Scores within the RI factor saw the largest year-over-year increase with the average score across all funds increasing by 6.9. Where were these increased scores most evident?
• Funds that scored below median in last year’s review saw slightly larger increases than funds in the upper half of last year’s rankings (an increase of 7.1 vs. 6.7).
• Within countries, the lowest scoring funds saw larger increases than average. Across all countries, the lowest scoring funds within countries improved their scores on average by 7.6 points.
• The increase in scores among the lowest scoring funds within countries was even more prevalent in countries that scored in the top half with an average increase of 9.1. Note that these funds didn’t all score poorly. Funds from top scoring countries (eg Denmark, Canada, the Netherlands) were often scored above average, even in last year’s review.

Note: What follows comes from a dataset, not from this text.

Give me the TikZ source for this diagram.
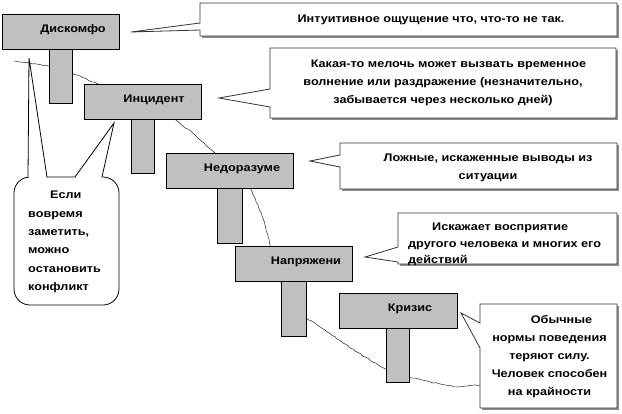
\documentclass[tikz,border=0pt]{standalone}
\usepackage{fontspec}
\setmainfont{Liberation Sans}[FakeStretch=1.15]
\usetikzlibrary{calc,decorations.pathmorphing,shadows}
\definecolor{plategray}{HTML}{C0C0C0}
\definecolor{edgegray}{HTML}{333333}
\definecolor{shadowgray}{HTML}{8C8C8C}
\begin{document}
\begin{tikzpicture}[x=1pt,y=-1pt,
  plate/.style={draw=black, fill=plategray, line width=0.8pt, inner sep=0pt, outer sep=0pt},
  platetext/.style={font=\fontsize{11}{13}\selectfont\bfseries, inner sep=0pt},
  callbox/.style={fill=white, inner sep=0pt, outer sep=0pt,
    drop shadow={shadow xshift=1.8pt, shadow yshift=-1.8pt, fill=shadowgray, opacity=1}},
  callline/.style={draw=edgegray, fill=white, line width=0.8pt, line join=miter},
  calltext/.style={font=\fontsize{11}{18}\selectfont\bfseries, inner sep=0pt},
  roundbox/.style={draw=black, fill=white, line width=0.8pt, rounded corners=16pt, inner sep=0pt, outer sep=0pt},
  wedge/.style={draw=black, fill=white, line width=0.8pt, line join=miter},
  wave/.style={draw=black!85, line width=0.5pt, decorate,
    decoration={random steps, segment length=3pt, amplitude=0.5pt}}
]
\useasboundingbox (0,0) rectangle (622,413);
\pgfmathsetseed{7}
% wavy line behind everything
\coordinate (w0) at (14,61);
\coordinate (w1) at (480,385);
\draw[wave] (w0) -- (49,66) -- (72,73) -- (98,84) -- (140,100) -- (176,120) -- (195,135)
  -- (215,153) -- (235,170) -- (250,188) -- (258,205) -- (265,225) -- (270,245) -- (276,265)
  -- (282,284) -- (306,318) -- (325,330) -- (343,343) -- (365,357) -- (387,370) -- (409,377)
  -- (430,382) -- (457,387) -- (w1);

% stems
\node[plate, minimum width=23pt, minimum height=54pt] (s1) at (60.5,76) {};
\node[plate, minimum width=23pt, minimum height=54pt] (s2) at (142.5,146) {};
\node[plate, minimum width=25pt, minimum height=55pt] (s3) at (229.5,215.5) {};
\node[plate, minimum width=25pt, minimum height=55pt] (s4) at (293.5,308.5) {};
\node[plate, minimum width=23pt, minimum height=54pt] (s5) at (397.5,355) {};

% plates
\node[plate, minimum width=117pt, minimum height=35pt] (p1) at (60.5,31.5) {};
\node[plate, minimum width=117pt, minimum height=35pt] (p2) at (142.5,101.5) {};
\node[plate, minimum width=127pt, minimum height=35pt] (p3) at (229.5,170.5) {};
\node[plate, minimum width=117pt, minimum height=35pt] (p4) at (293.5,263.5) {};
\node[plate, minimum width=118pt, minimum height=35pt] (p5) at (398,310.5) {};
\node[platetext] (p1t) at (73,30) {Дискомфо};
\node[platetext] (p2t) at (154,100) {Инцидент};
\node[platetext] (p3t) at (242,169) {Недоразуме};
\node[platetext] (p4t) at (306,262) {Напряжени};
\node[platetext] (p5t) at (410,309) {Кризис};

% callouts
\coordinate (t1) at (131,32);
\coordinate (t2) at (219,98);
\coordinate (t3) at (310,161);
\coordinate (t4) at (365,257);
\coordinate (t5) at (461,313);

\node[callbox, minimum width=417pt, minimum height=33pt] (c1) at (408.5,19.5) {};
\filldraw[callline] (c1.north west) -- (c1.north east) -- (c1.south east) -- (c1.south west)
  -- ($(c1.north west)+(0,27)$) -- (t1) -- ($(c1.north west)+(0,20)$) -- cycle;

\node[callbox, minimum width=346pt, minimum height=70pt] (c2) at (443,83) {};
\filldraw[callline] (c2.north west) -- (c2.north east) -- (c2.south east) -- (c2.south west)
  -- ($(c2.north west)+(0,59)$) -- (t2) -- ($(c2.north west)+(0,41)$) -- cycle;

\node[callbox, minimum width=277pt, minimum height=46pt] (c3) at (478.5,166) {};
\filldraw[callline] (c3.north west) -- (c3.north east) -- (c3.south east) -- (c3.south west)
  -- ($(c3.north west)+(0,24)$) -- (t3) -- ($(c3.north west)+(0,12)$) -- cycle;

\node[callbox, minimum width=219pt, minimum height=51pt] (c4) at (507.5,238.5) {};
\filldraw[callline] (c4.north west) -- (c4.north east) -- (c4.south east) -- (c4.south west)
  -- ($(c4.north west)+(0,49)$) -- (t4) -- ($(c4.north west)+(0,34)$) -- cycle;

\node[callbox, minimum width=137pt, minimum height=104pt] (c5) at (548.5,356) {};
\filldraw[callline] (c5.north west) -- (c5.north east) -- (c5.south east) -- (c5.south west)
  -- ($(c5.north west)+(0,44)$) -- (t5) -- ($(c5.north west)+(0,19)$) -- cycle;

\node[calltext] (c1t) at (431,20) {Интуитивное ощущение что, что-то не так.};
\node[calltext, align=center] (c2t) at (443,83)
  {\hspace*{11pt}Какая-то мелочь может вызвать временное\\волнение или раздражение (незначительно,\\забывается через несколько дней)};
\node[calltext, align=center] (c3t) at (488,168) {Ложные, искаженные выводы из\\ситуации};
\node[calltext, align=left, anchor=west, font=\fontsize{11}{16.5}\selectfont\bfseries] (c4t) at (408,244.5)
  {\hspace*{24pt}Искажает восприятие\\другого человека и многих его\\действий};
\node[calltext, align=center] (c5t) at (549.5,356.5)
  {\hspace*{24pt}Обычные\\нормы поведения\\теряют силу.\\Человек способен\\на крайности};

% rounded callout on the left
\coordinate (ta) at (29,58);
\coordinate (tb) at (114,123);
\node[roundbox, minimum width=105pt, minimum height=128pt] (r) at (66.5,241) {};
\coordinate (ra1) at ($(r.north west)+(14,0)$);
\coordinate (ra2) at ($(r.north west)+(33,0)$);
\coordinate (rb1) at ($(r.north west)+(61,0)$);
\coordinate (rb2) at ($(r.north west)+(88,0)$);
\filldraw[wedge] (ra1) -- (ta) -- (ra2);
\filldraw[wedge] (rb1) -- (tb) -- (rb2);
\draw[white, line width=1.6pt] ($(ra1)+(0.7,0)$) -- ($(ra2)+(-0.7,0)$);
\draw[white, line width=1.6pt] ($(rb1)+(0.7,0)$) -- ($(rb2)+(-0.7,0)$);
\node[calltext, align=left, anchor=west, font=\fontsize{11}{18.4}\selectfont\bfseries] (rt) at (28,242)
  {\hspace*{22pt}Если\\вовремя\\заметить,\\можно\\остановить\\конфликт};
\end{tikzpicture}
\end{document}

These results suggest that competition, peer pressure and comparisons between funds is driving change. Funds appear much more inclined to increase disclosures when they observe peer funds doing the same.

How are funds improving their disclosures?  Here are two examples that are informative and accessible to all levels of stakeholders.

Example 1: Impact investing case studies

One way funds can increase their transparency around RI, is by using case studies to demonstrate how their impact investing initiative. Eskom PPF from South Africa included a case study on its investment in sustainable housing in its annual report. This shows stakeholders clear examples of responsible investing in action and helps connect a fund’s words to their actions in a relatable manner.

There are similar impact investing disclosures at other funds as well. Many funds are already engaged in impact investing in similar ventures, so it is just one extra step to disclose and report on these sustainable investments.

Example 2: Corporate Stewardship Case Studies

Another way for funds to increase their transparency and reporting on RI is by reporting on their corporate stewardship activities.

For many funds, this involves disclosing an active ownership policy that describes how the fund should engage with portfolio companies. To increase transparency further, some funds also provide reporting on how they engaged with companies throughout the year, including their voting records. This is often done in a summary format, although some funds provide extensive details of their voting records.  These disclosures are useful, but often too technical to be accessible to all users.

Universities Superannuation Scheme (USS) from the UK published their UK voting policy in 2021, as well as a 2021 stewardship report. Its UK voting policy outlines how the fund should exercise its votes on various topics such as director elections, remuneration policies, and auditor elections. The USS stewardship report outlines its engagement activities throughout the year, including case studies on individual companies, as well as a section on significant votes. This allows stakeholders to understand the fund’s stewardship activities on a more tangible level. These two documents were the main factor in the increase in USS’s RI score this year.

The improvement in responsible investing reporting is encouraging to see and shows the need for leaders in this space. A pension fund that becomes a leader among its peers in the RI space is not only increasing long-term value for members, but is also driving positive change in the industry, and therefore increasing long-term value for members of pension funds everywhere.